:: Data lines ::
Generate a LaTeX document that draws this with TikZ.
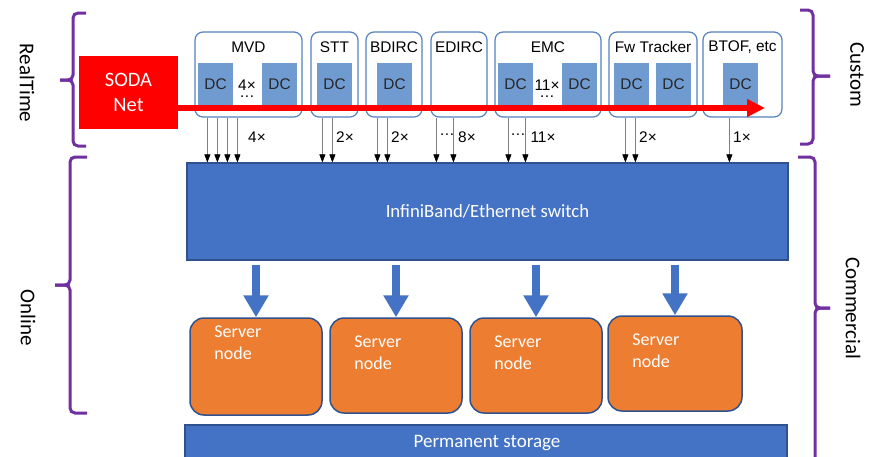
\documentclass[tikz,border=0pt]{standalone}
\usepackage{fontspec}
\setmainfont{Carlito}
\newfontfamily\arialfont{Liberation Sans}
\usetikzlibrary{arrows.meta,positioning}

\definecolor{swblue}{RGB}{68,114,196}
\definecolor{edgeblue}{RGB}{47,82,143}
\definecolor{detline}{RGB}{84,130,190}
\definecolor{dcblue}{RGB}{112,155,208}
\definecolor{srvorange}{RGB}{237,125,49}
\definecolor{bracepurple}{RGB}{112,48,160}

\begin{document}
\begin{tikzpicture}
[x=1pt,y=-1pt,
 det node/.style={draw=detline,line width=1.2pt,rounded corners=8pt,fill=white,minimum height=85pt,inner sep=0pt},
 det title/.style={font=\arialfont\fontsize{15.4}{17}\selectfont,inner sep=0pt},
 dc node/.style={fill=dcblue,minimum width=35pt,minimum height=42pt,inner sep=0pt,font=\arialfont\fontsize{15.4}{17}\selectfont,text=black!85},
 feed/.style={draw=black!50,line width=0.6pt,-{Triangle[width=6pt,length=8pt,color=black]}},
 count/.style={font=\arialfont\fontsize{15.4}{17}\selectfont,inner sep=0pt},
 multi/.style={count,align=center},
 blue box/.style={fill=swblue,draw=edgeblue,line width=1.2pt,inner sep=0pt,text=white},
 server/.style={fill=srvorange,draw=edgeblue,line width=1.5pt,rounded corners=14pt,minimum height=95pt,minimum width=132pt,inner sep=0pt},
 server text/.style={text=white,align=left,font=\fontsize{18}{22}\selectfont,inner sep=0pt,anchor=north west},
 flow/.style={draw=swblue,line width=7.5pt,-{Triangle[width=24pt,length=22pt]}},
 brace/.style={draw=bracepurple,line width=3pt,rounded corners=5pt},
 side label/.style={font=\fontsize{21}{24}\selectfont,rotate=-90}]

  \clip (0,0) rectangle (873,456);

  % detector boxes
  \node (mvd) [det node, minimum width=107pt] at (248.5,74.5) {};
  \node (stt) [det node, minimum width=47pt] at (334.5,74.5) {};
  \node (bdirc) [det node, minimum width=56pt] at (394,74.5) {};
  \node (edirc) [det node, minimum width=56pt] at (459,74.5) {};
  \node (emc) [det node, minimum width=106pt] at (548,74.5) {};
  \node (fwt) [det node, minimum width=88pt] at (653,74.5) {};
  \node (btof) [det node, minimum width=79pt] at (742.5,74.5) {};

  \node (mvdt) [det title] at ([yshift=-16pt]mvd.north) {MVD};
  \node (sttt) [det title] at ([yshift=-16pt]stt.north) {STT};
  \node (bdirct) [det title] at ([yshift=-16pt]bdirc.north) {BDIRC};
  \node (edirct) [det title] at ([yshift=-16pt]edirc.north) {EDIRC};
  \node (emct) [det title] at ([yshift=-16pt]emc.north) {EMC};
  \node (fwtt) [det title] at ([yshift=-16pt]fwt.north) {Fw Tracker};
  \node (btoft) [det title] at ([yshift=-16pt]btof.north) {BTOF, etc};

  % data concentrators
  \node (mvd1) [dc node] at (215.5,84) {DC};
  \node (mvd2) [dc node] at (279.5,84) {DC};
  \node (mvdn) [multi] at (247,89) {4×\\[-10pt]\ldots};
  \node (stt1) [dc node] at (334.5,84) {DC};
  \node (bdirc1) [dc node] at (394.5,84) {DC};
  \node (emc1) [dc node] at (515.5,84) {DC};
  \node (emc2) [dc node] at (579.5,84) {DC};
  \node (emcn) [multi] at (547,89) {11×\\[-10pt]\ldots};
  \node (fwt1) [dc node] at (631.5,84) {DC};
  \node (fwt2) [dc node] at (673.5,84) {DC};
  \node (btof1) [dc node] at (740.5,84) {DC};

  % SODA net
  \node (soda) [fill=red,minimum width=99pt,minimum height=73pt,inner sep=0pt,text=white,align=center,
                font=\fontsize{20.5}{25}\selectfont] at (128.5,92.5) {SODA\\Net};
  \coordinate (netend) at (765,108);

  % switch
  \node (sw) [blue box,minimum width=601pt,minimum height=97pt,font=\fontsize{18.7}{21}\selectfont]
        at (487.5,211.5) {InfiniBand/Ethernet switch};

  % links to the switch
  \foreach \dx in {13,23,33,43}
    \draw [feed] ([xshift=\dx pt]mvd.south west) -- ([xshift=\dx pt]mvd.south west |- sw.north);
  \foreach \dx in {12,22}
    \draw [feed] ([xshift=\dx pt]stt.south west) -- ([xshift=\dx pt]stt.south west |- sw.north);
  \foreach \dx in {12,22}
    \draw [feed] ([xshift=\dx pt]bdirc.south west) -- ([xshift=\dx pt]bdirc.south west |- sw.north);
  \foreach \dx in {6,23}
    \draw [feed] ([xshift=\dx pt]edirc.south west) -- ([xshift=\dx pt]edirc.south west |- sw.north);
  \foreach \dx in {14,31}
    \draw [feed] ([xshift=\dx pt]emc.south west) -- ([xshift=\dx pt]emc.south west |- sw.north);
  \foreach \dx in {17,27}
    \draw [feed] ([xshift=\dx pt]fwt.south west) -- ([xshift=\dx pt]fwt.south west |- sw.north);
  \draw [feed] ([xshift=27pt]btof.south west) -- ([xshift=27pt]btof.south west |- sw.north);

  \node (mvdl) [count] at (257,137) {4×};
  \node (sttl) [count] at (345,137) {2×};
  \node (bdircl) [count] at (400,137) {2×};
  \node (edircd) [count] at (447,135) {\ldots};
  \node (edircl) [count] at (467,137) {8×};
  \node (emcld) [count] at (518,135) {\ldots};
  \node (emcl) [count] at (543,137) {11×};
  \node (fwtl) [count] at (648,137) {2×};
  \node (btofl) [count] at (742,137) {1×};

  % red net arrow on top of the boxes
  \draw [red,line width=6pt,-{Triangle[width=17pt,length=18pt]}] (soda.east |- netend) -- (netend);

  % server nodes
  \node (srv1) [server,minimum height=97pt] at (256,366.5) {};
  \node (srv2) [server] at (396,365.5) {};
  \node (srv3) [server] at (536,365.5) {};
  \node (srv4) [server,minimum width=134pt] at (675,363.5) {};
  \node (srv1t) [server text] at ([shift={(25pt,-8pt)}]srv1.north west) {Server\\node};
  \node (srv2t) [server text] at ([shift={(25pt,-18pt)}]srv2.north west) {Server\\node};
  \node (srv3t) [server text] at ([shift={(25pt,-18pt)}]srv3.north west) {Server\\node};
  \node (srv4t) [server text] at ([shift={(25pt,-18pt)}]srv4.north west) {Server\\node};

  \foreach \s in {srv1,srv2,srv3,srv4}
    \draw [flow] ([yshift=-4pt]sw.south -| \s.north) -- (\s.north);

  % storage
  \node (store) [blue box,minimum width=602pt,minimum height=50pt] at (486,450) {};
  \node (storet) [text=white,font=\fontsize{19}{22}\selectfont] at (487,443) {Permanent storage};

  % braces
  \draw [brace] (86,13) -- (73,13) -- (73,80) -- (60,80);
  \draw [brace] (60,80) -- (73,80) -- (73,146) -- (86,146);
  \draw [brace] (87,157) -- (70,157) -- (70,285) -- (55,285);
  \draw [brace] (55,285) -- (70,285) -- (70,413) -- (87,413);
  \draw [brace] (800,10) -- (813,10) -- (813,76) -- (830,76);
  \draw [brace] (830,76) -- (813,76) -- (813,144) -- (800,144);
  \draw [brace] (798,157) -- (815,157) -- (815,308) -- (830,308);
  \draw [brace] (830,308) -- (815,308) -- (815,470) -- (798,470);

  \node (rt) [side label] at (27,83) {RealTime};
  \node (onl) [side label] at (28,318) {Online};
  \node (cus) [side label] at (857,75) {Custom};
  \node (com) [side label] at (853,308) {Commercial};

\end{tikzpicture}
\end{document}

:: Work to be completed ::
Give every line above again exactly, with no pictures.

:: Answer to the exercise ::
Generate a LaTeX document that draws this with TikZ.
\documentclass[tikz,border=0pt]{standalone}
\usepackage{fontspec}
\setmainfont{Carlito}
\newfontfamily\arialfont{Liberation Sans}
\usetikzlibrary{arrows.meta,positioning}

\definecolor{swblue}{RGB}{68,114,196}
\definecolor{edgeblue}{RGB}{47,82,143}
\definecolor{detline}{RGB}{84,130,190}
\definecolor{dcblue}{RGB}{112,155,208}
\definecolor{srvorange}{RGB}{237,125,49}
\definecolor{bracepurple}{RGB}{112,48,160}

\begin{document}
\begin{tikzpicture}
[x=1pt,y=-1pt,
 det node/.style={draw=detline,line width=1.2pt,rounded corners=8pt,fill=white,minimum height=85pt,inner sep=0pt},
 det title/.style={font=\arialfont\fontsize{15.4}{17}\selectfont,inner sep=0pt},
 dc node/.style={fill=dcblue,minimum width=35pt,minimum height=42pt,inner sep=0pt,font=\arialfont\fontsize{15.4}{17}\selectfont,text=black!85},
 feed/.style={draw=black!50,line width=0.6pt,-{Triangle[width=6pt,length=8pt,color=black]}},
 count/.style={font=\arialfont\fontsize{15.4}{17}\selectfont,inner sep=0pt},
 multi/.style={count,align=center},
 blue box/.style={fill=swblue,draw=edgeblue,line width=1.2pt,inner sep=0pt,text=white},
 server/.style={fill=srvorange,draw=edgeblue,line width=1.5pt,rounded corners=14pt,minimum height=95pt,minimum width=132pt,inner sep=0pt},
 server text/.style={text=white,align=left,font=\fontsize{18}{22}\selectfont,inner sep=0pt,anchor=north west},
 flow/.style={draw=swblue,line width=7.5pt,-{Triangle[width=24pt,length=22pt]}},
 brace/.style={draw=bracepurple,line width=3pt,rounded corners=5pt},
 side label/.style={font=\fontsize{21}{24}\selectfont,rotate=-90}]

  \clip (0,0) rectangle (873,456);

  % detector boxes
  \node (mvd) [det node, minimum width=107pt] at (248.5,74.5) {};
  \node (stt) [det node, minimum width=47pt] at (334.5,74.5) {};
  \node (bdirc) [det node, minimum width=56pt] at (394,74.5) {};
  \node (edirc) [det node, minimum width=56pt] at (459,74.5) {};
  \node (emc) [det node, minimum width=106pt] at (548,74.5) {};
  \node (fwt) [det node, minimum width=88pt] at (653,74.5) {};
  \node (btof) [det node, minimum width=79pt] at (742.5,74.5) {};

  \node (mvdt) [det title] at ([yshift=-16pt]mvd.north) {MVD};
  \node (sttt) [det title] at ([yshift=-16pt]stt.north) {STT};
  \node (bdirct) [det title] at ([yshift=-16pt]bdirc.north) {BDIRC};
  \node (edirct) [det title] at ([yshift=-16pt]edirc.north) {EDIRC};
  \node (emct) [det title] at ([yshift=-16pt]emc.north) {EMC};
  \node (fwtt) [det title] at ([yshift=-16pt]fwt.north) {Fw Tracker};
  \node (btoft) [det title] at ([yshift=-16pt]btof.north) {BTOF, etc};

  % data concentrators
  \node (mvd1) [dc node] at (215.5,84) {DC};
  \node (mvd2) [dc node] at (279.5,84) {DC};
  \node (mvdn) [multi] at (247,89) {4×\\[-10pt]\ldots};
  \node (stt1) [dc node] at (334.5,84) {DC};
  \node (bdirc1) [dc node] at (394.5,84) {DC};
  \node (emc1) [dc node] at (515.5,84) {DC};
  \node (emc2) [dc node] at (579.5,84) {DC};
  \node (emcn) [multi] at (547,89) {11×\\[-10pt]\ldots};
  \node (fwt1) [dc node] at (631.5,84) {DC};
  \node (fwt2) [dc node] at (673.5,84) {DC};
  \node (btof1) [dc node] at (740.5,84) {DC};

  % SODA net
  \node (soda) [fill=red,minimum width=99pt,minimum height=73pt,inner sep=0pt,text=white,align=center,
                font=\fontsize{20.5}{25}\selectfont] at (128.5,92.5) {SODA\\Net};
  \coordinate (netend) at (765,108);

  % switch
  \node (sw) [blue box,minimum width=601pt,minimum height=97pt,font=\fontsize{18.7}{21}\selectfont]
        at (487.5,211.5) {InfiniBand/Ethernet switch};

  % links to the switch
  \foreach \dx in {13,23,33,43}
    \draw [feed] ([xshift=\dx pt]mvd.south west) -- ([xshift=\dx pt]mvd.south west |- sw.north);
  \foreach \dx in {12,22}
    \draw [feed] ([xshift=\dx pt]stt.south west) -- ([xshift=\dx pt]stt.south west |- sw.north);
  \foreach \dx in {12,22}
    \draw [feed] ([xshift=\dx pt]bdirc.south west) -- ([xshift=\dx pt]bdirc.south west |- sw.north);
  \foreach \dx in {6,23}
    \draw [feed] ([xshift=\dx pt]edirc.south west) -- ([xshift=\dx pt]edirc.south west |- sw.north);
  \foreach \dx in {14,31}
    \draw [feed] ([xshift=\dx pt]emc.south west) -- ([xshift=\dx pt]emc.south west |- sw.north);
  \foreach \dx in {17,27}
    \draw [feed] ([xshift=\dx pt]fwt.south west) -- ([xshift=\dx pt]fwt.south west |- sw.north);
  \draw [feed] ([xshift=27pt]btof.south west) -- ([xshift=27pt]btof.south west |- sw.north);

  \node (mvdl) [count] at (257,137) {4×};
  \node (sttl) [count] at (345,137) {2×};
  \node (bdircl) [count] at (400,137) {2×};
  \node (edircd) [count] at (447,135) {\ldots};
  \node (edircl) [count] at (467,137) {8×};
  \node (emcld) [count] at (518,135) {\ldots};
  \node (emcl) [count] at (543,137) {11×};
  \node (fwtl) [count] at (648,137) {2×};
  \node (btofl) [count] at (742,137) {1×};

  % red net arrow on top of the boxes
  \draw [red,line width=6pt,-{Triangle[width=17pt,length=18pt]}] (soda.east |- netend) -- (netend);

  % server nodes
  \node (srv1) [server,minimum height=97pt] at (256,366.5) {};
  \node (srv2) [server] at (396,365.5) {};
  \node (srv3) [server] at (536,365.5) {};
  \node (srv4) [server,minimum width=134pt] at (675,363.5) {};
  \node (srv1t) [server text] at ([shift={(25pt,-8pt)}]srv1.north west) {Server\\node};
  \node (srv2t) [server text] at ([shift={(25pt,-18pt)}]srv2.north west) {Server\\node};
  \node (srv3t) [server text] at ([shift={(25pt,-18pt)}]srv3.north west) {Server\\node};
  \node (srv4t) [server text] at ([shift={(25pt,-18pt)}]srv4.north west) {Server\\node};

  \foreach \s in {srv1,srv2,srv3,srv4}
    \draw [flow] ([yshift=-4pt]sw.south -| \s.north) -- (\s.north);

  % storage
  \node (store) [blue box,minimum width=602pt,minimum height=50pt] at (486,450) {};
  \node (storet) [text=white,font=\fontsize{19}{22}\selectfont] at (487,443) {Permanent storage};

  % braces
  \draw [brace] (86,13) -- (73,13) -- (73,80) -- (60,80);
  \draw [brace] (60,80) -- (73,80) -- (73,146) -- (86,146);
  \draw [brace] (87,157) -- (70,157) -- (70,285) -- (55,285);
  \draw [brace] (55,285) -- (70,285) -- (70,413) -- (87,413);
  \draw [brace] (800,10) -- (813,10) -- (813,76) -- (830,76);
  \draw [brace] (830,76) -- (813,76) -- (813,144) -- (800,144);
  \draw [brace] (798,157) -- (815,157) -- (815,308) -- (830,308);
  \draw [brace] (830,308) -- (815,308) -- (815,470) -- (798,470);

  \node (rt) [side label] at (27,83) {RealTime};
  \node (onl) [side label] at (28,318) {Online};
  \node (cus) [side label] at (857,75) {Custom};
  \node (com) [side label] at (853,308) {Commercial};

\end{tikzpicture}
\end{document}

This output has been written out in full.